5. Enable “Request user authorization (OAuth) during installation”.

6. Add the following entry in your /etc/hosts file:

				
					127.0.0.1 internal.company.local
				
			

7. And finally, generate a new secret by clicking “Generate a new client secret”. Be sure to save it somewhere safe!

Using docker-compose to run the OAuth2 stack

We use oauth2-proxy to handle the authentication for us. TerminusDB will accept a header coming from oauth2-proxy to know that a user has authenticated.

You will need to set the parameters in the following docker-compose yaml file:

  1. YOUR_GITHUB_USER to your github user.
  2. YOUR_CLIENT_ID to the client ID that github gave your application
  3. YOUR_CLIENT_SECRET to the client secret that you copied from the github OAuth application screen
  4. YOUR_COOKIE_SECRET any secret you like, but which must be 16 or 32 bytes exactly!

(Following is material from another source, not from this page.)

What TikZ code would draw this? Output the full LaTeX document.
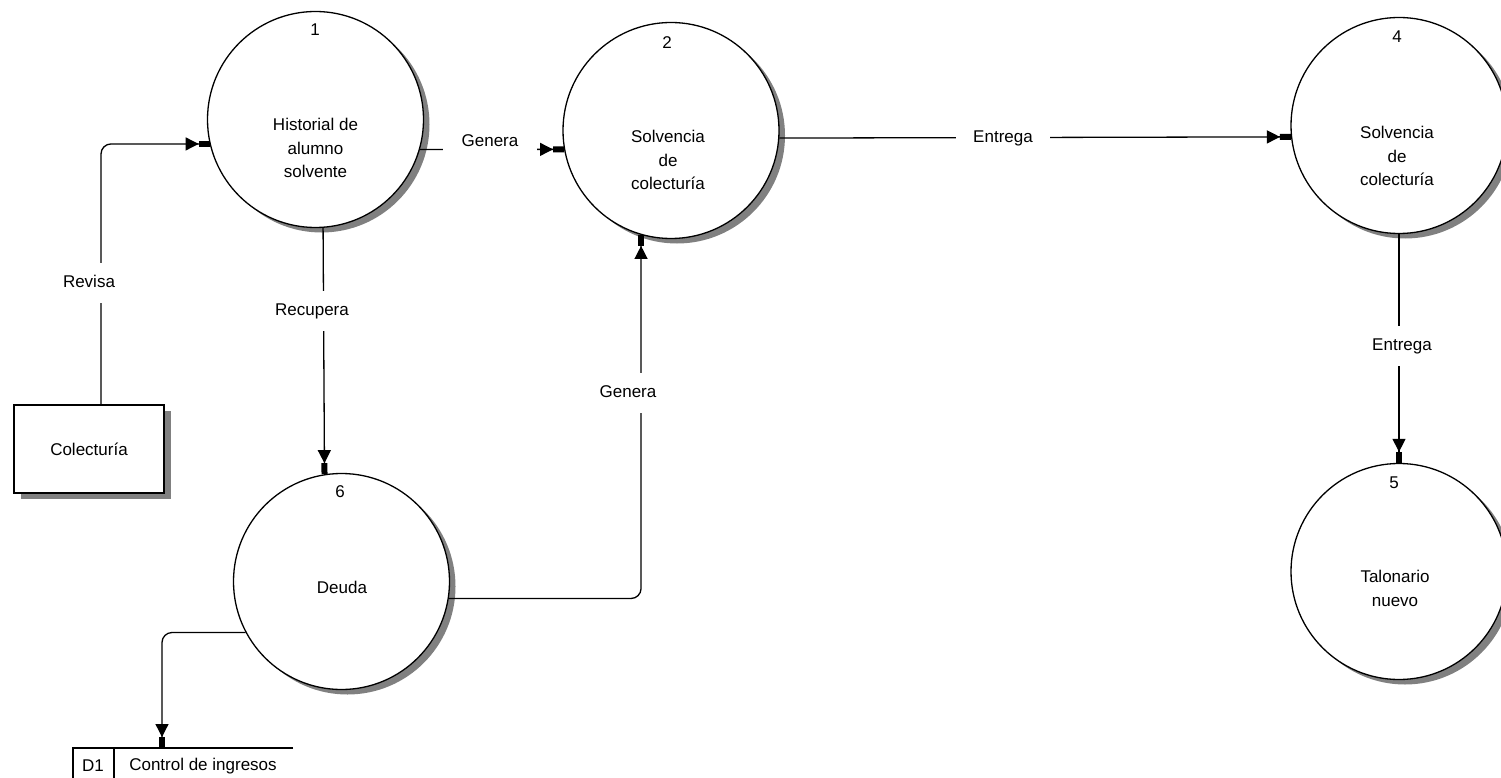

Save the following docker-compose yaml as docker-compose.yml somewhere and run docker-compose up

				
					version: "3"

volumes:
  terminusdb_storage:

services:
  terminusdb-server:
    image: terminusdb/terminusdb-server:dev
    container_name: terminusdb-server
    hostname: terminusdb-server
    tty: true
    ports:
      - 6363:6363
    environment:
      - TERMINUSDB_SERVER_PORT=6363
      - TERMINUSDB_INSECURE_USER_HEADER_ENABLED=true
      - TERMINUSDB_INSECURE_USER_HEADER=X-Forwarded-User
  oauth2-proxy:
    container_name: oauth2-proxy
    image: quay.io/oauth2-proxy/oauth2-proxy:v7.2.0
    command: --provider="github" --github-user="YOUR_GITHUB_USER" --client-id="YOUR_CLIENT_ID" --client-secret="YOUR_CLIENT_SECRET" --cookie-secret="YOUR_COOKIE_SECRET" --upstream="http://terminusdb-server:6363" --email-domain=* --http-address="0.0.0.0:4180" --redirect-url="http://internal.company.local:4180/oauth2/callback" --cookie-secure=false
    ports:
      - 4180:4180
    hostname: oauth2-proxy
    restart: unless-stopped
				
			

Add the user to the TerminusDB database

Run the following cURL command while Docker is running to add a user with admin privileges (and make sure you replace YOUR_GITHUB_USER with your GitHub user name):

				
					curl -X POST -u admin:root "http://localhost:6363/api/document/_system?author=me&message=yo" \
  -d '{ "@type": "User", "name": "YOUR_GITHUB_USER", "capability": "Capability/server_access"}' \
  -H 'Content-Type: application/json'
				
			

And make a test database with the admin user:

				
					curl -X POST -u admin:root 'http://localhost:6363/api/db/admin/foo' -H 'Content-Type: application/json' \
  -d '{ "comment": "Test DB", "label": "TestDatabase" }'
				
			

Test your example

If you visit http://internal.company.local:4180 you should see a login screen. Once logged in, it will give you access to the TerminusDB API from the browser with a session cookie. Try to visit http://internal.company.local:4180/api/ to see your available databases.

If you browse without authentication on http://localhost:6363/api/ you will see that it won’t list the newly created database.

Some notes on security

ALWAYS make sure to protect terminusdb-server if you use the insecure user forward header. This is only meant to be used when you can guarantee that TerminusDB will only be accessible by a proxy that secures access to the database server.

Make sure to wipe out the insecure user header from incoming requests and change cookie-secure in the oauth2-proxy command to be true. In the docker-compose.yml example, the 6363 port is opened for convenience sake, to quickly allow you to make the user and database with a cURL command. However, in production the server should be entirely closed off. Furthermore, you should set up proper HTTPS domains for your users.